_Work to do_
Skip the pictures. Set down, word for word, the lines from the start of the material up to and including the line with "const shares = [23.40, 1.88, 8.02, 47.59, 2.97, 3.49, 12.65];".

_Given data_

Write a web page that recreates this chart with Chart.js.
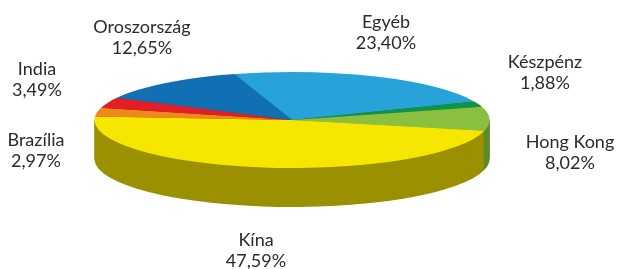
<!DOCTYPE html>
<html><head><meta charset="utf-8">
<script src="https://cdn.jsdelivr.net/npm/chart.js@4.4.1/dist/chart.umd.min.js"></script>
<style>html,body{margin:0;padding:0;background:#fff;overflow:hidden}</style>
</head><body>
<canvas id="c" width="619" height="269" style="display:block;width:619px;height:269px"></canvas>
<script>
// ---- data ----
const categories = ['Egyéb', 'Készpénz', 'Hong Kong', 'Kína', 'Brazília', 'India', 'Oroszország'];
const shares = [23.40, 1.88, 8.02, 47.59, 2.97, 3.49, 12.65];

// ---- styles / layout ----
const topColors  = ['#27a3d9', '#0e9442', '#8bbf3f', '#f6e700', '#ee8a1c', '#e31e24', '#1170b4'];
const sideColors = ['#1a7099', '#0a6a30', '#5a8a2a', '#9b9100', '#a8610f', '#a01519', '#0c4f80'];
const labelAnchors = [[386, 22], [545, 62], [570, 142], [256, 240], [36, 140], [37, 69], [142, 27]];
const PIE = { cx: 292, cy: 120, rx: 197.5, ry: 48, depth: 39, rotation: -17 };
const FONT = '18px Lato';
const LINE_H = 21;

function applyTransform(ctx, el, dy) {
  const R = el.outerRadius;
  ctx.translate(PIE.cx, PIE.cy + dy);
  ctx.scale(PIE.rx / R, PIE.ry / R);
  ctx.translate(-el.x, -el.y);
}

const pie3d = {
  id: 'pie3d',
  beforeDatasetsDraw(chart) {
    const ctx = chart.ctx;
    const meta = chart.getDatasetMeta(0);
    const ref = meta.data[0];
    for (let d = PIE.depth; d >= 1; d--) {
      ctx.save();
      applyTransform(ctx, ref, d);
      meta.data.forEach((el, i) => {
        const fake = Object.create(el);
        fake.options = Object.assign({}, el.options, { backgroundColor: sideColors[i], borderWidth: 0 });
        fake.draw(ctx);
      });
      ctx.restore();
    }
    ctx.save();
    applyTransform(ctx, ref, 0);
  },
  afterDatasetsDraw(chart) {
    chart.ctx.restore();
  },
  afterDraw(chart) {
    const ctx = chart.ctx;
    ctx.save();
    ctx.font = FONT;
    ctx.fillStyle = '#2b2b2b';
    ctx.textAlign = 'center';
    ctx.textBaseline = 'middle';
    categories.forEach((name, i) => {
      const [x, y] = labelAnchors[i];
      ctx.fillText(name, x, y);
      ctx.fillText(shares[i].toFixed(2).replace('.', ',') + '%', x, y + LINE_H);
    });
    ctx.restore();
  }
};

new Chart(document.getElementById('c'), {
  type: 'pie',
  data: {
    labels: categories,
    datasets: [{ data: shares, backgroundColor: topColors, borderWidth: 0 }]
  },
  options: {
    responsive: false,
    animation: false,
    rotation: PIE.rotation,
    layout: { padding: 0 },
    plugins: { legend: { display: false }, tooltip: { enabled: false } },
    events: []
  },
  plugins: [pie3d]
});
</script>
</body></html>
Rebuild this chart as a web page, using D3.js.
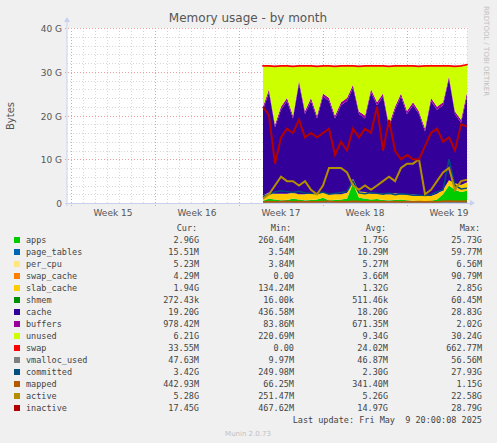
<!DOCTYPE html>
<html><head><meta charset="utf-8">
<script src="https://cdn.jsdelivr.net/npm/d3@7"></script>
<style>body{margin:0;background:#f0f0f0;}svg{display:block;}</style>
</head><body>
<svg id="chart" width="497" height="443"></svg>
<script>
// samples every half day, starting day 16 after the start of week 15
const startDay = 16, step = 0.5;
const apps = [0.5,1,0.8,0.6,0.7,1,0.8,0.6,0.7,0.8,1.2,0.6,0.7,0.8,1,4.5,1.2,1,0.8,0.9,0.7,0.6,0.7,0.8,0.6,0.5,0.5,0.4,0.5,0.8,2,4,3,2.5,2.8];
const pageTables = [0.01,0.01,0.01,0.01,0.01,0.01,0.01,0.01,0.01,0.01,0.01,0.01,0.01,0.01,0.01,0.01,0.01,0.01,0.01,0.01,0.01,0.01,0.01,0.01,0.01,0.01,0.01,0.01,0.01,0.01,0.01,0.01,0.01,0.01,0.015];
const perCpu = [0.005,0.005,0.005,0.005,0.005,0.005,0.005,0.005,0.005,0.005,0.005,0.005,0.005,0.005,0.005,0.005,0.005,0.005,0.005,0.005,0.005,0.005,0.005,0.005,0.005,0.005,0.005,0.005,0.005,0.005,0.005,0.005,0.005,0.005,0.005];
const swapCache = [0.004,0.004,0.004,0.004,0.004,0.004,0.004,0.004,0.004,0.004,0.004,0.004,0.004,0.004,0.004,0.004,0.004,0.004,0.004,0.004,0.004,0.004,0.004,0.004,0.004,0.004,0.004,0.004,0.004,0.004,0.004,0.004,0.004,0.004,0.004];
const slabCache = [1.2,1.4,1.3,1.5,1.4,1.3,1.2,1.4,1.5,1.3,1.2,1.4,1.3,1.2,1.3,1.0,1.4,1.5,1.3,1.2,1.4,1.3,1.5,1.2,1.3,1.4,1.3,1.2,1.1,1.3,1.0,1.2,1.5,1.6,1.9];
const shmem = [0.0005,0.0005,0.0005,0.0005,0.0005,0.0005,0.0005,0.0005,0.0005,0.0005,0.0005,0.0005,0.0005,0.0005,0.0005,0.0005,0.0005,0.0005,0.0005,0.0005,0.0005,0.0005,0.0005,0.0005,0.0005,0.0005,0.0005,0.0005,0.0005,0.0005,0.0005,0.0005,0.0005,0.0005,0.0003];
const cache = [19.6,22.9,15.2,19.2,21.2,17,25.3,18.3,21.1,17.2,21.9,21.3,17.3,20.3,21,20.8,17.7,16.8,23.2,20.2,22.2,15.4,19.1,22.3,18.4,20.4,18.5,14.7,21.7,19.2,19.3,23.1,15.8,14.2,19.6];
const buffers = [0.7,0.7,0.6,0.7,0.7,0.6,0.7,0.7,0.7,0.6,0.7,0.7,0.6,0.7,0.7,0.7,0.6,0.7,0.7,0.7,0.7,0.6,0.7,0.7,0.7,0.7,0.6,0.7,0.7,0.7,0.7,0.7,0.6,0.7,0.98];
const unused = [9.3,5.3,13.3,9.3,7.3,11.3,3.3,10.3,7.3,11.3,6.3,7.3,11.3,8.3,7.3,4.3,10.3,11.3,5.3,8.3,6.3,13.3,9.3,6.3,10.3,8.3,10.3,14.3,7.3,9.3,8.3,2.3,10.3,12.3,6.3];
const swap = [0.03,0.03,0.03,0.03,0.03,0.03,0.03,0.03,0.03,0.03,0.03,0.03,0.03,0.03,0.03,0.03,0.03,0.03,0.03,0.03,0.03,0.03,0.03,0.03,0.03,0.03,0.03,0.03,0.03,0.03,0.03,0.03,0.03,0.03,0.03];
const vmallocUsed = [0.047,0.047,0.047,0.047,0.047,0.047,0.047,0.047,0.047,0.047,0.047,0.047,0.047,0.047,0.047,0.047,0.047,0.047,0.047,0.047,0.047,0.047,0.047,0.047,0.047,0.047,0.047,0.047,0.047,0.047,0.047,0.047,0.047,0.047,0.047];
const committed = [1.5,2,2.5,2.8,2.6,2.4,2.7,2.3,2.2,2.1,2.5,2.0,2.2,2.4,2.6,5,2.3,2.1,2.4,2.2,2,2.3,1.9,2.1,2,1.8,1.8,1.7,1.9,2.5,3,10,4,3.2,3.4];
const mapped = [0.3,0.35,0.3,0.35,0.4,0.3,0.35,0.3,0.35,0.3,0.35,0.4,0.3,0.35,0.3,0.4,0.35,0.3,0.35,0.3,0.35,0.3,0.35,0.3,0.35,0.3,0.35,0.3,0.35,0.3,0.4,0.45,0.4,0.4,0.44];
const active = [1,2,4,6,5,5,4,5,3,2,4,8,8,8,7,4,3,4,3,4,5,6,5,8,9,9,10,2,3,5,7,8,3,5,5.3];
const inactive = [22,20,9,15,17,16,19,15,16,15,16,17,11,14,12,17,15,17,16,22,12,19,12,10,11,10,10,13,16,17,14,15,12,18,17.5];

const weekLabels = ["Week 15","Week 16","Week 17","Week 18","Week 19"];
const yTicks = [0,10,20,30,40];
const yTickLabels = ["0","10 G","20 G","30 G","40 G"];

const stackNames = ["apps","page_tables","per_cpu","swap_cache","slab_cache","shmem","cache","buffers","unused","swap"];
const stackData = [apps,pageTables,perCpu,swapCache,slabCache,shmem,cache,buffers,unused,swap];
const lineNames = ["vmalloc_used","committed","mapped","active","inactive"];
const lineData = [vmallocUsed,committed,mapped,active,inactive];
const colors = {apps:"#00cc00",page_tables:"#0066b3",per_cpu:"#ffe680",swap_cache:"#ff8000",slab_cache:"#ffcc00",shmem:"#008f00",cache:"#330099",buffers:"#990099",unused:"#ccff00",swap:"#ff0000",vmalloc_used:"#808080",committed:"#004d80",mapped:"#b35900",active:"#b38f00",inactive:"#b30000"};
const legendNames = ["apps","page_tables","per_cpu","swap_cache","slab_cache","shmem","cache","buffers","unused","swap","vmalloc_used","committed","mapped","active","inactive"];
const legendCur = ["2.96G","15.51M","5.23M","4.29M","1.94G","272.43k","19.20G","978.42M","6.21G","33.55M","47.63M","3.42G","442.93M","5.28G","17.45G"];
const legendMin = ["260.64M","3.54M","3.84M","0.00","134.24M","16.00k","436.58M","83.86M","220.69M","0.00","9.97M","249.98M","66.25M","251.47M","467.62M"];
const legendAvg = ["1.75G","10.29M","5.27M","3.66M","1.32G","511.46k","18.20G","671.35M","9.34G","24.02M","46.87M","2.30G","341.40M","5.26G","14.97G"];
const legendMax = ["25.73G","59.77M","6.56M","90.79M","2.85G","60.45M","28.83G","2.02G","30.24G","662.77M","56.56M","27.93G","1.15G","22.58G","28.79G"];

const svg = d3.select("#chart");
const L = 67, R = 467, T = 28, B = 203;
const x = d3.scaleLinear().domain([-1/3, 33]).range([L, R]);
const y = d3.scaleLinear().domain([0, 40]).range([B, T]);

svg.append("rect").attr("x", L).attr("y", T).attr("width", R - L).attr("height", B - T).attr("fill", "#fff");

// grid
const g = svg.append("g").attr("shape-rendering", "crispEdges");
d3.range(0, 33.01, 1).forEach(d => {
    const major = d % 7 === 0;
    g.append("line").attr("x1", Math.round(x(d)) + 0.5).attr("x2", Math.round(x(d)) + 0.5)
        .attr("y1", T).attr("y2", B + (major ? 3 : 0))
        .attr("stroke", major ? "#e8a0a0" : "#d8d8d8").attr("stroke-dasharray", "1,2");
});
d3.range(2, 40.1, 2).forEach(v => {
    const major = v % 10 === 0;
    g.append("line").attr("x1", L - (major ? 2 : 0)).attr("x2", R)
        .attr("y1", Math.round(y(v)) + 0.5).attr("y2", Math.round(y(v)) + 0.5)
        .attr("stroke", major ? "#e8a0a0" : "#d8d8d8").attr("stroke-dasharray", "1,2");
});

// stacked areas
const times = apps.map((d, i) => startDay + i * step);
const rows = times.map((t, i) => {
    const r = {t};
    stackNames.forEach((n, k) => r[n] = stackData[k][i]);
    return r;
});
const series = d3.stack().keys(stackNames)(rows);
const area = d3.area().x(d => x(d.data.t)).y0(d => y(d[0])).y1(d => y(d[1]));
svg.append("g").selectAll("path").data(series).join("path")
    .attr("d", area).attr("fill", d => colors[d.key])
    .attr("stroke", d => d.key === "swap" ? colors.swap : "none").attr("stroke-width", 1.5);

// lines
const line = d3.line().x(d => x(d[0])).y(d => y(d[1]));
lineNames.forEach((n, k) => {
    svg.append("path").datum(times.map((t, i) => [t, lineData[k][i]]))
        .attr("d", line).attr("fill", "none").attr("stroke", colors[n])
        .attr("stroke-width", n === "active" || n === "inactive" ? 2 : 1.5);
});

// axes
svg.append("line").attr("x1", L).attr("x2", L).attr("y1", T - 8).attr("y2", B + 3).attr("stroke", "#c8d0f0");
svg.append("line").attr("x1", L - 2).attr("x2", R + 5).attr("y1", B + 0.5).attr("y2", B + 0.5).attr("stroke", "#c8d0f0");
svg.append("path").attr("d", `M${L - 3},${T - 6}L${L},${T - 11}L${L + 3},${T - 6}Z`).attr("fill", "#c8d0f0");
svg.append("path").attr("d", `M${R + 3},${B - 3}L${R + 8},${B}L${R + 3},${B + 3}Z`).attr("fill", "#c8d0f0");

const font = "'DejaVu Sans', sans-serif";
svg.append("g").selectAll("text").data(yTicks).join("text")
    .attr("x", L - 5).attr("y", d => y(d) + 4).attr("text-anchor", "end")
    .attr("font-family", font).attr("font-size", 9).attr("fill", "#555")
    .text((d, i) => yTickLabels[i]);
svg.append("g").selectAll("text").data(weekLabels).join("text")
    .attr("x", (d, i) => x(i * 7 + 3.5)).attr("y", B + 13).attr("text-anchor", "middle")
    .attr("font-family", font).attr("font-size", 9).attr("fill", "#555").text(d => d);

svg.append("text").attr("x", 248).attr("y", 22).attr("text-anchor", "middle")
    .attr("font-family", font).attr("font-size", 12).attr("fill", "#555").text("Memory usage - by month");
svg.append("text").attr("transform", "translate(14,116) rotate(-90)").attr("text-anchor", "middle")
    .attr("font-family", font).attr("font-size", 10).attr("fill", "#555").text("Bytes");
svg.append("text").attr("transform", "translate(484,6) rotate(90)")
    .attr("font-family", font).attr("font-size", 7).attr("fill", "#c0c0c0").text("RRDTOOL / TOBI OETIKER");

// legend
const mono = "'DejaVu Sans Mono', monospace";
const lg = svg.append("g").attr("font-family", mono).attr("font-size", 8.5).attr("fill", "#444");
[["Cur:", 187], ["Min:", 281], ["Avg:", 376], ["Max:", 470]].forEach(([t, cx]) =>
    lg.append("text").attr("x", cx).attr("y", 231).attr("text-anchor", "middle").text(t));
const cols = [[legendCur, 199], [legendMin, 294], [legendAvg, 388], [legendMax, 482]];
legendNames.forEach((n, i) => {
    const yy = 243 + i * 12;
    lg.append("rect").attr("x", 14).attr("y", yy - 6).attr("width", 6).attr("height", 6).attr("fill", colors[n]);
    lg.append("text").attr("x", 26).attr("y", yy).text(n);
    cols.forEach(([arr, cx]) => lg.append("text").attr("x", cx).attr("y", yy).attr("text-anchor", "end").text(arr[i]));
});
lg.append("text").attr("x", 482).attr("y", 423).attr("text-anchor", "end").text("Last update: Fri May  9 20:00:08 2025").attr("xml:space", "preserve");
svg.append("text").attr("x", 248).attr("y", 436).attr("text-anchor", "middle")
    .attr("font-family", font).attr("font-size", 7).attr("fill", "#c0c0c0").text("Munin 2.0.73");
</script>
</body></html>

_Solution to the exercise_
Write a web page that recreates this chart with Chart.js.
<!DOCTYPE html>
<html><head><meta charset="utf-8">
<script src="https://cdn.jsdelivr.net/npm/chart.js@4.4.1/dist/chart.umd.min.js"></script>
<style>html,body{margin:0;padding:0;background:#fff;overflow:hidden}</style>
</head><body>
<canvas id="c" width="619" height="269" style="display:block;width:619px;height:269px"></canvas>
<script>
// ---- data ----
const categories = ['Egyéb', 'Készpénz', 'Hong Kong', 'Kína', 'Brazília', 'India', 'Oroszország'];
const shares = [23.40, 1.88, 8.02, 47.59, 2.97, 3.49, 12.65];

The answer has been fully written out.